> Dataset excerpt

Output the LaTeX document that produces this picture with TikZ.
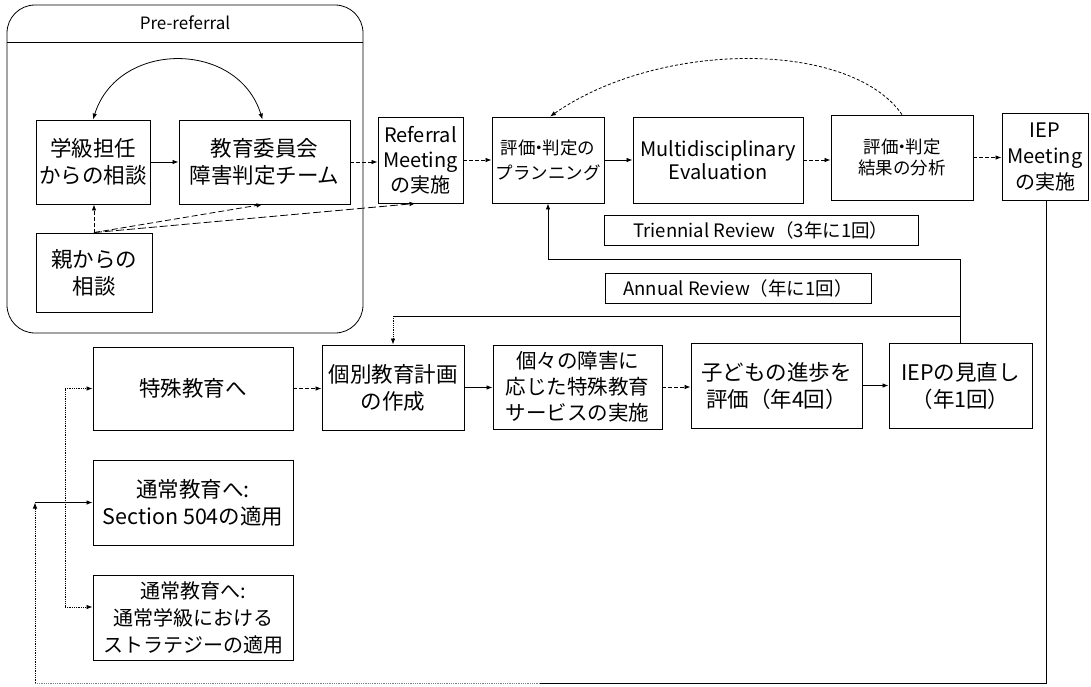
\documentclass[tikz,border=0pt]{standalone}
\usepackage{fontspec}
\setmainfont{Noto Sans CJK JP}
\usetikzlibrary{arrows.meta}
\newcommand{\nakaguro}{\hspace{-0.3em}・\hspace{-0.3em}}
\begin{document}
\begin{tikzpicture}[x=1pt,y=-1pt,
  box/.style={draw, line width=0.9pt, align=center, inner sep=0pt, font=\fontsize{21.5}{27}\selectfont},
  arr/.style={-{Latex[length=6pt,width=4.5pt]}, line width=0.8pt},
  dsh/.style={dash pattern=on 4pt off 2pt},
  ln/.style={line width=0.8pt}]
\useasboundingbox (0,0) rectangle (1091,686);

% pre-referral container
\node[draw, line width=0.8pt, rounded corners=28pt, minimum width=356pt, minimum height=328pt, inner sep=0pt] (prebox) at (185,169) {};
\coordinate (hdL) at (7,42);
\coordinate (hdR) at (363,42);
\draw[ln] (hdL) -- (hdR);
\node[font=\fontsize{17}{20}\selectfont] (pre) at (185,23) {Pre-referral};

% top row
\node[box, minimum width=114pt, minimum height=84pt] (gakkyu) at (93,162) {学級担任\\からの相談};
\node[box, minimum width=171pt, minimum height=84pt] (kyoiku) at (264.5,162) {教育委員会\\障害判定チーム};
\node[box, minimum width=85pt, minimum height=86pt, font=\fontsize{20}{25}\selectfont] (ref) at (420.5,160) {Referral\\Meeting\\の実施};
\node[box, minimum width=112pt, minimum height=86pt, font=\fontsize{17.5}{25}\selectfont] (plan) at (548,160) {評価\nakaguro 判定の\\プランニング};
\node[box, minimum width=170pt, minimum height=86pt, font=\fontsize{20}{23}\selectfont] (multi) at (718,160) {Multidisciplinary\\Evaluation};
\node[box, minimum width=142pt, minimum height=85pt, font=\fontsize{17.5}{21}\selectfont] (bunseki) at (902,157.5) {評価\nakaguro 判定\\結果の分析};
\node[box, minimum width=86pt, minimum height=87pt, font=\fontsize{20}{26}\selectfont] (iepm) at (1045,156.5) {IEP\\Meeting\\の実施};

\node[box, minimum width=116pt, minimum height=79pt] (oya) at (94,272.5) {親からの\\相談};

\node[box, minimum width=314pt, minimum height=30pt, font=\fontsize{18.5}{20}\selectfont] (tri) at (761,230) {Triennial Review（3年に1回）};
\node[box, minimum width=266pt, minimum height=30pt, font=\fontsize{18.5}{20}\selectfont] (ann) at (738,288) {Annual Review（年に1回）};

% lower row
\node[box, minimum width=142pt, minimum height=85pt] (kobetsu) at (393,387.5) {個別教育計画\\の作成};
\node[box, minimum width=169pt, minimum height=84pt, font=\fontsize{20.5}{26}\selectfont] (koko) at (577.5,387) {個々の障害に\\応じた特殊教育\\サービスの実施};
\node[box, minimum width=171pt, minimum height=85pt] (kodomo) at (776.5,385.5) {子どもの進歩を\\評価（年4回）};
\node[box, minimum width=143pt, minimum height=85pt] (iepr) at (960.5,385.5) {IEPの見直し\\（年1回）};

\node[box, minimum width=200pt, minimum height=83pt] (toku) at (193,388.5) {特殊教育へ};
\node[box, minimum width=200pt, minimum height=85pt] (s504) at (193,502.5) {通常教育へ:\\Section 504の適用};
\node[box, minimum width=200pt, minimum height=85pt, font=\fontsize{20}{27}\selectfont] (tsujo) at (193,617.5) {通常教育へ:\\通常学級における\\ストラテジーの適用};

% pre-referral connectors
\draw[arr, {Latex[length=6pt,width=4.5pt]}-{Latex[length=6pt,width=4.5pt]}] (gakkyu.north) .. controls (118,40) and (238,40) .. ([xshift=-2pt]kyoiku.north);
\draw[arr] (gakkyu.east) -- (gakkyu.east -| kyoiku.west);
\draw[arr, dsh] (kyoiku.east) -- (kyoiku.east -| ref.west);
\draw[arr, dsh] (oya.north) -- (oya.north |- gakkyu.south);
\draw[arr, dash pattern=on 6pt off 3pt] (oya.north) -- ([xshift=-2pt]kyoiku.south);
\draw[arr, dash pattern=on 8pt off 3pt] (oya.north) -- ([xshift=-5pt]ref.south);

% main row connectors
\draw[arr, dsh] (ref.east) -- (ref.east -| plan.west);
\draw[arr] (plan.east) -- (plan.east -| multi.west);
\draw[arr, dsh] (multi.east) -- (multi.east -| bunseki.west);
\draw[arr, dsh] (bunseki.east) -- (bunseki.east -| iepm.west);
\draw[arr, dash pattern=on 3pt off 2pt] (bunseki.north) .. controls (850,40) and (660,40) .. ([xshift=2pt]plan.north);

% annual review loop
\coordinate (lA) at (960.5,259);
\coordinate (lB) at (960.5,316);
\coordinate (lC) at (393,316);
\draw[arr] (iepr.north) -- (lA) -| (plan.south);
\draw[ln] (lB) -- (lC);
\draw[arr, densely dotted] (lC) -- (kobetsu.north);

% lower row connectors
\draw[arr, dsh] (toku.east) -- (toku.east -| kobetsu.west);
\draw[arr] (kobetsu.east) -- (kobetsu.east -| koko.west);
\draw[arr, dsh] (koko.east) -- (koko.east -| kodomo.west);
\draw[arr] (kodomo.east) -- (kodomo.east -| iepr.west);

% return loop
\coordinate (bR) at (1046,683);
\coordinate (bMid) at (540,683);
\coordinate (bL) at (35,683);
\coordinate (bM) at (35,502.5);
\draw[ln] (iepm.south -| bR) -- (bR) -- (bMid);
\draw[ln, densely dotted, gray] (bMid) -- (bL);
\draw[arr, densely dotted] (bL) -- (bM);
\draw[arr] (bM) -- (s504.west);

% branches
\coordinate (dT) at (65,388.5);
\coordinate (dB) at (65,607);
\draw[ln, densely dotted] (dT) -- (dB);
\draw[arr, densely dotted] (dT) -- (toku.west);
\draw[arr, densely dotted] (dB) -- (dB -| tsujo.west);
\end{tikzpicture}
\end{document}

> What to do
In your copy, leave out the pictures and reproduce the material above exactly.

> Answer to this exercise
Output the LaTeX document that produces this picture with TikZ.
\documentclass[tikz,border=0pt]{standalone}
\usepackage{fontspec}
\setmainfont{Noto Sans CJK JP}
\usetikzlibrary{arrows.meta}
\newcommand{\nakaguro}{\hspace{-0.3em}・\hspace{-0.3em}}
\begin{document}
\begin{tikzpicture}[x=1pt,y=-1pt,
  box/.style={draw, line width=0.9pt, align=center, inner sep=0pt, font=\fontsize{21.5}{27}\selectfont},
  arr/.style={-{Latex[length=6pt,width=4.5pt]}, line width=0.8pt},
  dsh/.style={dash pattern=on 4pt off 2pt},
  ln/.style={line width=0.8pt}]
\useasboundingbox (0,0) rectangle (1091,686);

% pre-referral container
\node[draw, line width=0.8pt, rounded corners=28pt, minimum width=356pt, minimum height=328pt, inner sep=0pt] (prebox) at (185,169) {};
\coordinate (hdL) at (7,42);
\coordinate (hdR) at (363,42);
\draw[ln] (hdL) -- (hdR);
\node[font=\fontsize{17}{20}\selectfont] (pre) at (185,23) {Pre-referral};

% top row
\node[box, minimum width=114pt, minimum height=84pt] (gakkyu) at (93,162) {学級担任\\からの相談};
\node[box, minimum width=171pt, minimum height=84pt] (kyoiku) at (264.5,162) {教育委員会\\障害判定チーム};
\node[box, minimum width=85pt, minimum height=86pt, font=\fontsize{20}{25}\selectfont] (ref) at (420.5,160) {Referral\\Meeting\\の実施};
\node[box, minimum width=112pt, minimum height=86pt, font=\fontsize{17.5}{25}\selectfont] (plan) at (548,160) {評価\nakaguro 判定の\\プランニング};
\node[box, minimum width=170pt, minimum height=86pt, font=\fontsize{20}{23}\selectfont] (multi) at (718,160) {Multidisciplinary\\Evaluation};
\node[box, minimum width=142pt, minimum height=85pt, font=\fontsize{17.5}{21}\selectfont] (bunseki) at (902,157.5) {評価\nakaguro 判定\\結果の分析};
\node[box, minimum width=86pt, minimum height=87pt, font=\fontsize{20}{26}\selectfont] (iepm) at (1045,156.5) {IEP\\Meeting\\の実施};

\node[box, minimum width=116pt, minimum height=79pt] (oya) at (94,272.5) {親からの\\相談};

\node[box, minimum width=314pt, minimum height=30pt, font=\fontsize{18.5}{20}\selectfont] (tri) at (761,230) {Triennial Review（3年に1回）};
\node[box, minimum width=266pt, minimum height=30pt, font=\fontsize{18.5}{20}\selectfont] (ann) at (738,288) {Annual Review（年に1回）};

% lower row
\node[box, minimum width=142pt, minimum height=85pt] (kobetsu) at (393,387.5) {個別教育計画\\の作成};
\node[box, minimum width=169pt, minimum height=84pt, font=\fontsize{20.5}{26}\selectfont] (koko) at (577.5,387) {個々の障害に\\応じた特殊教育\\サービスの実施};
\node[box, minimum width=171pt, minimum height=85pt] (kodomo) at (776.5,385.5) {子どもの進歩を\\評価（年4回）};
\node[box, minimum width=143pt, minimum height=85pt] (iepr) at (960.5,385.5) {IEPの見直し\\（年1回）};

\node[box, minimum width=200pt, minimum height=83pt] (toku) at (193,388.5) {特殊教育へ};
\node[box, minimum width=200pt, minimum height=85pt] (s504) at (193,502.5) {通常教育へ:\\Section 504の適用};
\node[box, minimum width=200pt, minimum height=85pt, font=\fontsize{20}{27}\selectfont] (tsujo) at (193,617.5) {通常教育へ:\\通常学級における\\ストラテジーの適用};

% pre-referral connectors
\draw[arr, {Latex[length=6pt,width=4.5pt]}-{Latex[length=6pt,width=4.5pt]}] (gakkyu.north) .. controls (118,40) and (238,40) .. ([xshift=-2pt]kyoiku.north);
\draw[arr] (gakkyu.east) -- (gakkyu.east -| kyoiku.west);
\draw[arr, dsh] (kyoiku.east) -- (kyoiku.east -| ref.west);
\draw[arr, dsh] (oya.north) -- (oya.north |- gakkyu.south);
\draw[arr, dash pattern=on 6pt off 3pt] (oya.north) -- ([xshift=-2pt]kyoiku.south);
\draw[arr, dash pattern=on 8pt off 3pt] (oya.north) -- ([xshift=-5pt]ref.south);

% main row connectors
\draw[arr, dsh] (ref.east) -- (ref.east -| plan.west);
\draw[arr] (plan.east) -- (plan.east -| multi.west);
\draw[arr, dsh] (multi.east) -- (multi.east -| bunseki.west);
\draw[arr, dsh] (bunseki.east) -- (bunseki.east -| iepm.west);
\draw[arr, dash pattern=on 3pt off 2pt] (bunseki.north) .. controls (850,40) and (660,40) .. ([xshift=2pt]plan.north);

% annual review loop
\coordinate (lA) at (960.5,259);
\coordinate (lB) at (960.5,316);
\coordinate (lC) at (393,316);
\draw[arr] (iepr.north) -- (lA) -| (plan.south);
\draw[ln] (lB) -- (lC);
\draw[arr, densely dotted] (lC) -- (kobetsu.north);

% lower row connectors
\draw[arr, dsh] (toku.east) -- (toku.east -| kobetsu.west);
\draw[arr] (kobetsu.east) -- (kobetsu.east -| koko.west);
\draw[arr, dsh] (koko.east) -- (koko.east -| kodomo.west);
\draw[arr] (kodomo.east) -- (kodomo.east -| iepr.west);

% return loop
\coordinate (bR) at (1046,683);
\coordinate (bMid) at (540,683);
\coordinate (bL) at (35,683);
\coordinate (bM) at (35,502.5);
\draw[ln] (iepm.south -| bR) -- (bR) -- (bMid);
\draw[ln, densely dotted, gray] (bMid) -- (bL);
\draw[arr, densely dotted] (bL) -- (bM);
\draw[arr] (bM) -- (s504.west);

% branches
\coordinate (dT) at (65,388.5);
\coordinate (dB) at (65,607);
\draw[ln, densely dotted] (dT) -- (dB);
\draw[arr, densely dotted] (dT) -- (toku.west);
\draw[arr, densely dotted] (dB) -- (dB -| tsujo.west);
\end{tikzpicture}
\end{document}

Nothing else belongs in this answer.